> **EXERCISE GOAL**
Leave out every picture, then transcribe the rest of the listing exactly.

> **SOURCE EXCERPT**
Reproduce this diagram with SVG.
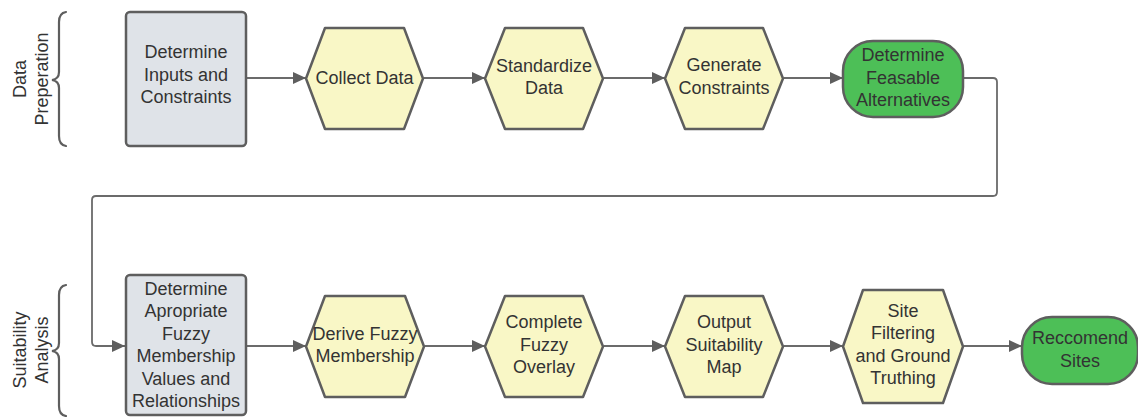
<svg xmlns="http://www.w3.org/2000/svg" width="1138" height="417" viewBox="0 0 1138 417">
  <style>
    .box { fill: #DFE3E8; stroke: #5E5E5E; stroke-width: 2.5; }
    .hex { fill: #F9F7C6; stroke: #5E5E5E; stroke-width: 2.5; stroke-linejoin: round; }
    .term { fill: #4DBF57; stroke: #5E5E5E; stroke-width: 2.5; }
    .brace { fill: none; stroke: #5E5E5E; stroke-width: 2.2; stroke-linecap: round; }
    .edge { fill: none; stroke: #6B6B6B; stroke-width: 1.8; }
    text { font-family: "Liberation Sans", Arial, sans-serif; font-size: 18px; fill: #333333; text-anchor: middle; }
  </style>
  <defs>
    <marker id="arrow" markerWidth="14" markerHeight="12" refX="13" refY="6" orient="auto" markerUnits="userSpaceOnUse">
      <path d="M0,0 L13,6 L0,12 Z" fill="#5E5E5E"/>
    </marker>
  </defs>

  <rect width="1138" height="417" fill="#FFFFFF"/>

  <!-- phase labels and braces -->
  <g id="phase-data">
    <path class="brace" d="M66,12 Q59,13 59,22 L59,72 Q59,79 52,80 Q59,81 59,88 L59,136 Q59,145 66,146"/>
    <text transform="translate(20,79) rotate(-90)" dy="6">Data</text>
    <text transform="translate(42,79) rotate(-90)" dy="6">Preperation</text>
  </g>
  <g id="phase-suitability">
    <path class="brace" d="M66,285 Q59,286 59,295 L59,343 Q59,350 52,351 Q59,352 59,359 L59,406 Q59,415 66,416"/>
    <text transform="translate(20,350) rotate(-90)" dy="6">Suitability</text>
    <text transform="translate(42,350) rotate(-90)" dy="6">Analysis</text>
  </g>

  <!-- connectors -->
  <g id="connectors">
    <line class="edge" x1="247" y1="78" x2="306" y2="78" marker-end="url(#arrow)"/>
    <line class="edge" x1="424" y1="78" x2="485" y2="78" marker-end="url(#arrow)"/>
    <line class="edge" x1="604" y1="78" x2="665" y2="78" marker-end="url(#arrow)"/>
    <line class="edge" x1="784" y1="78" x2="843" y2="78" marker-end="url(#arrow)"/>
    <path class="edge" d="M964,78 L993,78 Q997,78 997,82 L997,192 Q997,196 993,196 L96,196 Q92,196 92,200 L92,342 Q92,346 96,346 L125,346" marker-end="url(#arrow)"/>
    <line class="edge" x1="247" y1="346" x2="306" y2="346" marker-end="url(#arrow)"/>
    <line class="edge" x1="425" y1="346" x2="485" y2="346" marker-end="url(#arrow)"/>
    <line class="edge" x1="604" y1="346" x2="665" y2="346" marker-end="url(#arrow)"/>
    <line class="edge" x1="784" y1="346" x2="843" y2="346" marker-end="url(#arrow)"/>
    <line class="edge" x1="964" y1="346" x2="1022" y2="346" marker-end="url(#arrow)"/>
  </g>

  <!-- top row -->
  <g id="determine-inputs">
    <rect class="box" x="126" y="12" width="120" height="134" rx="4"/>
    <text x="186" y="58">Determine</text>
    <text x="186" y="80.5">Inputs and</text>
    <text x="186" y="103">Constraints</text>
  </g>
  <g id="collect-data">
    <path class="hex" d="M306,78.5 L325,28 L404,28 L423,78.5 L404,129 L325,129 Z"/>
    <text x="364.5" y="83.5">Collect Data</text>
  </g>
  <g id="standardize-data">
    <path class="hex" d="M485,78.5 L505,28 L583,28 L603,78.5 L583,129 L505,129 Z"/>
    <text x="544" y="71.5">Standardize</text>
    <text x="544" y="94">Data</text>
  </g>
  <g id="generate-constraints">
    <path class="hex" d="M665,78.5 L685,28 L763,28 L783,78.5 L763,129 L685,129 Z"/>
    <text x="724" y="71">Generate</text>
    <text x="724" y="93.5">Constraints</text>
  </g>
  <g id="feasible-alternatives">
    <rect class="term" x="843" y="41" width="120" height="76" rx="30"/>
    <text x="903" y="61">Determine</text>
    <text x="903" y="83.5">Feasable</text>
    <text x="903" y="106">Alternatives</text>
  </g>

  <!-- bottom row -->
  <g id="fuzzy-membership-values">
    <rect class="box" x="126" y="275" width="120" height="140" rx="4"/>
    <text x="186" y="294.5">Determine</text>
    <text x="186" y="317">Apropriate</text>
    <text x="186" y="339.5">Fuzzy</text>
    <text x="186" y="362">Membership</text>
    <text x="186" y="384.5">Values and</text>
    <text x="186" y="407">Relationships</text>
  </g>
  <g id="derive-fuzzy-membership">
    <path class="hex" d="M306,346.5 L325,296 L405,296 L424,346.5 L405,397 L325,397 Z"/>
    <text x="365" y="339.5">Derive Fuzzy</text>
    <text x="365" y="362">Membership</text>
  </g>
  <g id="fuzzy-overlay">
    <path class="hex" d="M485,346.5 L505,296 L583,296 L603,346.5 L583,397 L505,397 Z"/>
    <text x="544" y="328">Complete</text>
    <text x="544" y="350.5">Fuzzy</text>
    <text x="544" y="373">Overlay</text>
  </g>
  <g id="suitability-map">
    <path class="hex" d="M665,346.5 L685,296 L763,296 L783,346.5 L763,397 L685,397 Z"/>
    <text x="724" y="328">Output</text>
    <text x="724" y="350.5">Suitability</text>
    <text x="724" y="373">Map</text>
  </g>
  <g id="site-filtering">
    <path class="hex" d="M843,346.5 L863,290 L943,290 L963,346.5 L943,403 L863,403 Z"/>
    <text x="903" y="316.5">Site</text>
    <text x="903" y="339">Filtering</text>
    <text x="903" y="361.5">and Ground</text>
    <text x="903" y="384">Truthing</text>
  </g>
  <g id="recommend-sites">
    <rect class="term" x="1022" y="317" width="116" height="67" rx="30"/>
    <text x="1080" y="344">Reccomend</text>
    <text x="1080" y="366.5">Sites</text>
  </g>
</svg>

> **SOLUTION FOR THIS EXERCISE**
Reproduce this diagram with SVG.
<svg xmlns="http://www.w3.org/2000/svg" width="1138" height="417" viewBox="0 0 1138 417">
  <style>
    .box { fill: #DFE3E8; stroke: #5E5E5E; stroke-width: 2.5; }
    .hex { fill: #F9F7C6; stroke: #5E5E5E; stroke-width: 2.5; stroke-linejoin: round; }
    .term { fill: #4DBF57; stroke: #5E5E5E; stroke-width: 2.5; }
    .brace { fill: none; stroke: #5E5E5E; stroke-width: 2.2; stroke-linecap: round; }
    .edge { fill: none; stroke: #6B6B6B; stroke-width: 1.8; }
    text { font-family: "Liberation Sans", Arial, sans-serif; font-size: 18px; fill: #333333; text-anchor: middle; }
  </style>
  <defs>
    <marker id="arrow" markerWidth="14" markerHeight="12" refX="13" refY="6" orient="auto" markerUnits="userSpaceOnUse">
      <path d="M0,0 L13,6 L0,12 Z" fill="#5E5E5E"/>
    </marker>
  </defs>

  <rect width="1138" height="417" fill="#FFFFFF"/>

  <!-- phase labels and braces -->
  <g id="phase-data">
    <path class="brace" d="M66,12 Q59,13 59,22 L59,72 Q59,79 52,80 Q59,81 59,88 L59,136 Q59,145 66,146"/>
    <text transform="translate(20,79) rotate(-90)" dy="6">Data</text>
    <text transform="translate(42,79) rotate(-90)" dy="6">Preperation</text>
  </g>
  <g id="phase-suitability">
    <path class="brace" d="M66,285 Q59,286 59,295 L59,343 Q59,350 52,351 Q59,352 59,359 L59,406 Q59,415 66,416"/>
    <text transform="translate(20,350) rotate(-90)" dy="6">Suitability</text>
    <text transform="translate(42,350) rotate(-90)" dy="6">Analysis</text>
  </g>

  <!-- connectors -->
  <g id="connectors">
    <line class="edge" x1="247" y1="78" x2="306" y2="78" marker-end="url(#arrow)"/>
    <line class="edge" x1="424" y1="78" x2="485" y2="78" marker-end="url(#arrow)"/>
    <line class="edge" x1="604" y1="78" x2="665" y2="78" marker-end="url(#arrow)"/>
    <line class="edge" x1="784" y1="78" x2="843" y2="78" marker-end="url(#arrow)"/>
    <path class="edge" d="M964,78 L993,78 Q997,78 997,82 L997,192 Q997,196 993,196 L96,196 Q92,196 92,200 L92,342 Q92,346 96,346 L125,346" marker-end="url(#arrow)"/>
    <line class="edge" x1="247" y1="346" x2="306" y2="346" marker-end="url(#arrow)"/>
    <line class="edge" x1="425" y1="346" x2="485" y2="346" marker-end="url(#arrow)"/>
    <line class="edge" x1="604" y1="346" x2="665" y2="346" marker-end="url(#arrow)"/>
    <line class="edge" x1="784" y1="346" x2="843" y2="346" marker-end="url(#arrow)"/>
    <line class="edge" x1="964" y1="346" x2="1022" y2="346" marker-end="url(#arrow)"/>
  </g>

  <!-- top row -->
  <g id="determine-inputs">
    <rect class="box" x="126" y="12" width="120" height="134" rx="4"/>
    <text x="186" y="58">Determine</text>
    <text x="186" y="80.5">Inputs and</text>
    <text x="186" y="103">Constraints</text>
  </g>
  <g id="collect-data">
    <path class="hex" d="M306,78.5 L325,28 L404,28 L423,78.5 L404,129 L325,129 Z"/>
    <text x="364.5" y="83.5">Collect Data</text>
  </g>
  <g id="standardize-data">
    <path class="hex" d="M485,78.5 L505,28 L583,28 L603,78.5 L583,129 L505,129 Z"/>
    <text x="544" y="71.5">Standardize</text>
    <text x="544" y="94">Data</text>
  </g>
  <g id="generate-constraints">
    <path class="hex" d="M665,78.5 L685,28 L763,28 L783,78.5 L763,129 L685,129 Z"/>
    <text x="724" y="71">Generate</text>
    <text x="724" y="93.5">Constraints</text>
  </g>
  <g id="feasible-alternatives">
    <rect class="term" x="843" y="41" width="120" height="76" rx="30"/>
    <text x="903" y="61">Determine</text>
    <text x="903" y="83.5">Feasable</text>
    <text x="903" y="106">Alternatives</text>
  </g>

  <!-- bottom row -->
  <g id="fuzzy-membership-values">
    <rect class="box" x="126" y="275" width="120" height="140" rx="4"/>
    <text x="186" y="294.5">Determine</text>
    <text x="186" y="317">Apropriate</text>
    <text x="186" y="339.5">Fuzzy</text>
    <text x="186" y="362">Membership</text>
    <text x="186" y="384.5">Values and</text>
    <text x="186" y="407">Relationships</text>
  </g>
  <g id="derive-fuzzy-membership">
    <path class="hex" d="M306,346.5 L325,296 L405,296 L424,346.5 L405,397 L325,397 Z"/>
    <text x="365" y="339.5">Derive Fuzzy</text>
    <text x="365" y="362">Membership</text>
  </g>
  <g id="fuzzy-overlay">
    <path class="hex" d="M485,346.5 L505,296 L583,296 L603,346.5 L583,397 L505,397 Z"/>
    <text x="544" y="328">Complete</text>
    <text x="544" y="350.5">Fuzzy</text>
    <text x="544" y="373">Overlay</text>
  </g>
  <g id="suitability-map">
    <path class="hex" d="M665,346.5 L685,296 L763,296 L783,346.5 L763,397 L685,397 Z"/>
    <text x="724" y="328">Output</text>
    <text x="724" y="350.5">Suitability</text>
    <text x="724" y="373">Map</text>
  </g>
  <g id="site-filtering">
    <path class="hex" d="M843,346.5 L863,290 L943,290 L963,346.5 L943,403 L863,403 Z"/>
    <text x="903" y="316.5">Site</text>
    <text x="903" y="339">Filtering</text>
    <text x="903" y="361.5">and Ground</text>
    <text x="903" y="384">Truthing</text>
  </g>
  <g id="recommend-sites">
    <rect class="term" x="1022" y="317" width="116" height="67" rx="30"/>
    <text x="1080" y="344">Reccomend</text>
    <text x="1080" y="366.5">Sites</text>
  </g>
</svg>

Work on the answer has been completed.